START Supplied data

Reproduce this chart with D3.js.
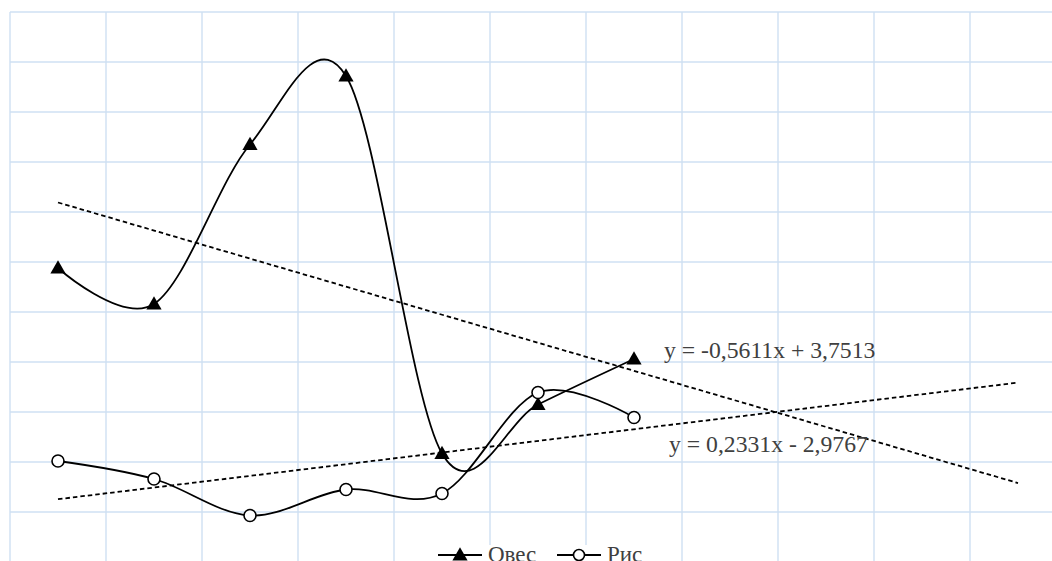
<!DOCTYPE html>
<html>
<head>
<meta charset="utf-8">
<script src="https://cdn.jsdelivr.net/npm/d3@7"></script>
<style>
body { margin: 0; background: #fff; }
svg { display: block; }
text { font-family: "Liberation Serif", "Times New Roman", serif; fill: #404040; }
</style>
</head>
<body>
<svg width="1052" height="561"></svg>
<script>
// data
const periods = [1, 2, 3, 4, 5, 6, 7];
const oats = [1.88, 1.16, 4.35, 5.72, -1.83, -0.85, 0.06];
const rice = [-1.98, -2.34, -3.07, -2.55, -2.63, -0.61, -1.11];
const seriesNames = ['Овес', 'Рис'];
const trendSlopes = [-0.5611, 0.2331];
const trendIntercepts = [3.7513, -2.9767];
const trendLabels = ['y = -0,5611x + 3,7513', 'y = 0,2331x - 2,9767'];
const trendRange = [1, 11];
const yGrid = d3.range(-4, 8);
const xGrid = d3.range(0.5, 12, 1);

const svg = d3.select('svg');
const W = +svg.attr('width'), H = +svg.attr('height');

const x = d3.scaleLinear().domain([0.5, 11.5]).range([10, 1066]);
const y = d3.scaleLinear().domain([-3, 7]).range([512, 12]);

// grid
const grid = svg.append('g').attr('stroke', '#cfe0f3').attr('stroke-width', 1.4);
grid.selectAll('line.h').data(yGrid).join('line')
    .attr('class', 'h')
    .attr('x1', x(0.5)).attr('x2', W + 20)
    .attr('y1', d => y(d)).attr('y2', d => y(d));
grid.selectAll('line.v').data(xGrid).join('line')
    .attr('class', 'v')
    .attr('x1', d => x(d)).attr('x2', d => x(d))
    .attr('y1', y(7)).attr('y2', H + 20);

// trend lines
const trends = trendSlopes.map((k, i) => trendRange.map(t => [t, k * t + trendIntercepts[i]]));
svg.append('g').selectAll('line').data(trends).join('line')
    .attr('x1', d => x(d[0][0])).attr('y1', d => y(d[0][1]))
    .attr('x2', d => x(d[1][0])).attr('y2', d => y(d[1][1]))
    .attr('stroke', '#000').attr('stroke-width', 1.8)
    .attr('stroke-dasharray', '4.5,3');

// series
const line = d3.line()
    .curve(d3.curveCardinal.tension(0))
    .x(d => x(d[0])).y(d => y(d[1]));

const oatPts = periods.map((p, i) => [p, oats[i]]);
const ricePts = periods.map((p, i) => [p, rice[i]]);

[oatPts, ricePts].forEach(pts => {
  svg.append('path').datum(pts)
     .attr('d', line)
     .attr('fill', 'none').attr('stroke', '#000').attr('stroke-width', 1.8);
});

const tri = d3.symbol().type(d3.symbolTriangle).size(100);

svg.append('g').selectAll('path').data(oatPts).join('path')
    .attr('d', tri)
    .attr('transform', d => `translate(${x(d[0])},${y(d[1]) + 1})`)
    .attr('fill', '#000');

svg.append('g').selectAll('circle').data(ricePts).join('circle')
    .attr('cx', d => x(d[0])).attr('cy', d => y(d[1]))
    .attr('r', 6)
    .attr('fill', '#fff').attr('stroke', '#000').attr('stroke-width', 1.6);

// trend labels
const labelPos = [[664, 358], [669, 452]];
svg.append('g').selectAll('text').data(trendLabels).join('text')
    .attr('x', (d, i) => labelPos[i][0]).attr('y', (d, i) => labelPos[i][1])
    .attr('font-size', 23.7)
    .text(d => d);

// legend
const legend = svg.append('g');
legend.append('rect').attr('x', 430).attr('y', 545).attr('width', 230).attr('height', 20).attr('fill', '#fff');
const legItems = legend.selectAll('g').data(seriesNames).join('g')
    .attr('transform', (d, i) => `translate(${[438, 557][i]},555)`);
legItems.append('line').attr('x1', 0).attr('x2', 44).attr('y1', 0).attr('y2', 0)
    .attr('stroke', '#000').attr('stroke-width', 1.8);
legItems.filter((d, i) => i === 0).append('path')
    .attr('d', tri).attr('transform', 'translate(22,1)').attr('fill', '#000');
legItems.filter((d, i) => i === 1).append('circle')
    .attr('cx', 22).attr('cy', 0).attr('r', 5.5)
    .attr('fill', '#fff').attr('stroke', '#000').attr('stroke-width', 1.6);
legItems.append('text').attr('x', 50).attr('y', 7)
    .attr('font-size', 23)
    .text(d => d);
</script>
</body>
</html>
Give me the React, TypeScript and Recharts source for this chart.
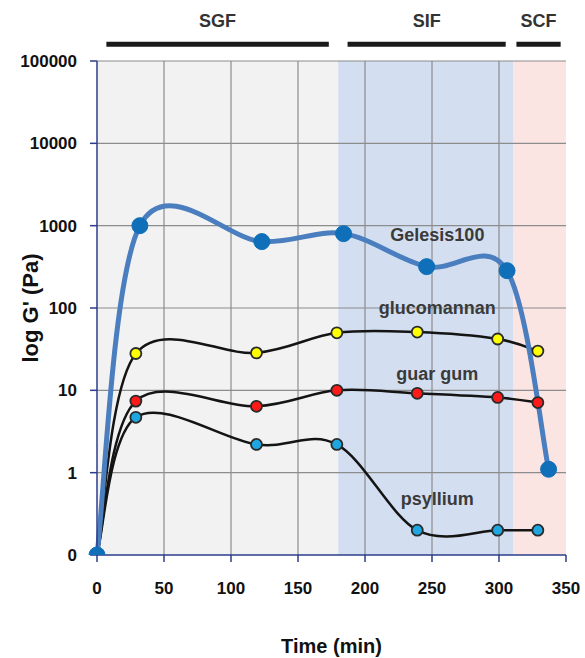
import React from 'react';
import {
  ComposedChart, Line, XAxis, YAxis, ReferenceArea, ReferenceLine, ReferenceDot,
} from 'recharts';

// sampling times (min)
const gelesisTime = [0, 32, 123, 184, 246, 306, 337];
const fiberTime = [0, 29, 119, 179, 239, 299, 329];

// G' values (Pa)
const gelesisG = [0.1, 1000, 640, 800, 318, 284, 1.1];
const glucomannanG = [0.1, 28, 28.5, 50, 51, 42, 30];
const guarGumG = [0.1, 7.4, 6.4, 10, 9.2, 8.2, 7.1];
const psylliumG = [0.1, 4.7, 2.2, 2.2, 0.2, 0.2, 0.2];

const xTicks = [0, 50, 100, 150, 200, 250, 300, 350];
const yTicks = [0.1, 1, 10, 100, 1000, 10000, 100000];
const xGrid = [50, 100, 150, 200, 250, 300];
const yGrid = [1, 10, 100, 1000, 10000, 100000];

// digestion phases
const phaseNames = ['SGF', 'SIF', 'SCF'];
const phaseStart = [0, 180, 310.5];
const phaseEnd = [180, 310.5, 350];
const phaseFill = ['#f2f2f2', '#d3dff0', '#fbe5e3'];
const barStart = [7, 187, 313];
const barEnd = [173, 305, 346];

const seriesLabels = ['Gelesis100', 'glucomannan', 'guar gum', 'psyllium'];
const labelY = [770, 100, 16, 0.48];

const toPoints = (xs: number[], ys: number[]) => xs.map((x, i) => ({ x, y: ys[i] }));

const gelesis = toPoints(gelesisTime, gelesisG);
const glucomannan = toPoints(fiberTime, glucomannanG);
const guarGum = toPoints(fiberTime, guarGumG);
const psyllium = toPoints(fiberTime, psylliumG);

// smooth line like the spreadsheet one (catmull-rom through the points)
function smoothCurve(context: any) {
  let pts: number[][] = [];
  return {
    areaStart() {},
    areaEnd() {},
    lineStart() { pts = []; },
    lineEnd() {
      const n = pts.length;
      if (!n) return;
      context.moveTo(pts[0][0], pts[0][1]);
      for (let i = 0; i < n - 1; i++) {
        const p0 = pts[Math.max(i - 1, 0)];
        const p1 = pts[i];
        const p2 = pts[i + 1];
        const p3 = pts[Math.min(i + 2, n - 1)];
        context.bezierCurveTo(
          p1[0] + (p2[0] - p0[0]) / 6, p1[1] + (p2[1] - p0[1]) / 6,
          p2[0] - (p3[0] - p1[0]) / 6, p2[1] - (p3[1] - p1[1]) / 6,
          p2[0], p2[1],
        );
      }
    },
    point(x: number, y: number) { pts.push([+x, +y]); },
  };
}

const axisColor = '#2b3c8a';
const gridColor = '#8c8c8c';
const tickStyle = { fill: '#111', fontSize: 17, fontWeight: 'bold' };

const fiberDot = (fill: string) => ({ r: 5.5, fill, stroke: '#2a2a2a', strokeWidth: 1.8 });

export default function App() {
  return (
    <div style={{ position: 'absolute', left: 0, top: 0, fontFamily: '"Liberation Sans", Arial, sans-serif' }}>
      <ComposedChart width={585} height={658} margin={{ top: 61, right: 19, bottom: 3, left: 0 }}>
        {phaseNames.map((p, i) => (
          <ReferenceArea key={p} x1={phaseStart[i]} x2={phaseEnd[i]} fill={phaseFill[i]} fillOpacity={1} strokeWidth={0} />
        ))}
        {xGrid.map((v) => (
          <ReferenceLine key={'gx' + v} x={v} stroke={gridColor} strokeWidth={1.2} />
        ))}
        {yGrid.map((v) => (
          <ReferenceLine key={'gy' + v} y={v} stroke={gridColor} strokeWidth={1.2} />
        ))}
        <XAxis
          type="number"
          dataKey="x"
          domain={[0, 350]}
          ticks={xTicks}
          height={100}
          tickSize={7}
          tickMargin={20}
          stroke={axisColor}
          strokeWidth={1.5}
          tick={tickStyle}
          label={{ value: 'Time (min)', position: 'insideBottom', offset: 2, fill: '#111', fontSize: 20, fontWeight: 'bold' }}
        />
        <YAxis
          type="number"
          scale="log"
          domain={[0.1, 100000]}
          allowDataOverflow
          ticks={yTicks}
          width={97}
          tickSize={7}
          tickMargin={13}
          stroke={axisColor}
          strokeWidth={1.5}
          tick={tickStyle}
          tickFormatter={(v: number) => (v < 1 ? '0' : String(v))}
          label={{
            value: "log G' (Pa)", angle: -90, position: 'insideLeft', offset: 30,
            fill: '#111', fontSize: 22, fontWeight: 'bold', style: { textAnchor: 'middle' },
          }}
        />
        {phaseNames.map((p, i) => (
          <ReferenceLine
            key={'bar' + p}
            segment={[{ x: barStart[i], y: 160000 }, { x: barEnd[i], y: 160000 }]}
            stroke="#1a1a1a"
            strokeWidth={5}
            ifOverflow="visible"
            label={{ value: p, position: 'top', offset: 17, fill: '#333', fontSize: 18, fontWeight: 'bold' }}
          />
        ))}
        <Line data={glucomannan} dataKey="y" type={smoothCurve as any} stroke="#141414" strokeWidth={2.5}
          dot={fiberDot('#ffff00')} isAnimationActive={false} />
        <Line data={guarGum} dataKey="y" type={smoothCurve as any} stroke="#141414" strokeWidth={2.5}
          dot={fiberDot('#ff1a1a')} isAnimationActive={false} />
        <Line data={psyllium} dataKey="y" type={smoothCurve as any} stroke="#141414" strokeWidth={2.5}
          dot={fiberDot('#1ea6e0')} isAnimationActive={false} />
        <Line data={gelesis} dataKey="y" type={smoothCurve as any} stroke="#4a7ebf" strokeWidth={5}
          dot={{ r: 8, fill: '#0f6fb8', stroke: '#0f6fb8', strokeWidth: 1 }} isAnimationActive={false} />
        {seriesLabels.map((s, i) => (
          <ReferenceDot key={s} x={254} y={labelY[i]} r={0} fill="none" stroke="none"
            label={{ value: s, position: 'center', fill: '#3a3a3a', fontSize: 18, fontWeight: 'bold' }} />
        ))}
      </ComposedChart>
    </div>
  );
}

END Supplied data

### Problem description
Leave out the pictures and transcribe exactly the lines from the one containing "Give me the" through the one containing "const yGrid = [1, 10, 100, 1000, 10000, 100000];".

### The completed task
Give me the React, TypeScript and Recharts source for this chart.
import React from 'react';
import {
  ComposedChart, Line, XAxis, YAxis, ReferenceArea, ReferenceLine, ReferenceDot,
} from 'recharts';

// sampling times (min)
const gelesisTime = [0, 32, 123, 184, 246, 306, 337];
const fiberTime = [0, 29, 119, 179, 239, 299, 329];

// G' values (Pa)
const gelesisG = [0.1, 1000, 640, 800, 318, 284, 1.1];
const glucomannanG = [0.1, 28, 28.5, 50, 51, 42, 30];
const guarGumG = [0.1, 7.4, 6.4, 10, 9.2, 8.2, 7.1];
const psylliumG = [0.1, 4.7, 2.2, 2.2, 0.2, 0.2, 0.2];

const xTicks = [0, 50, 100, 150, 200, 250, 300, 350];
const yTicks = [0.1, 1, 10, 100, 1000, 10000, 100000];
const xGrid = [50, 100, 150, 200, 250, 300];
const yGrid = [1, 10, 100, 1000, 10000, 100000];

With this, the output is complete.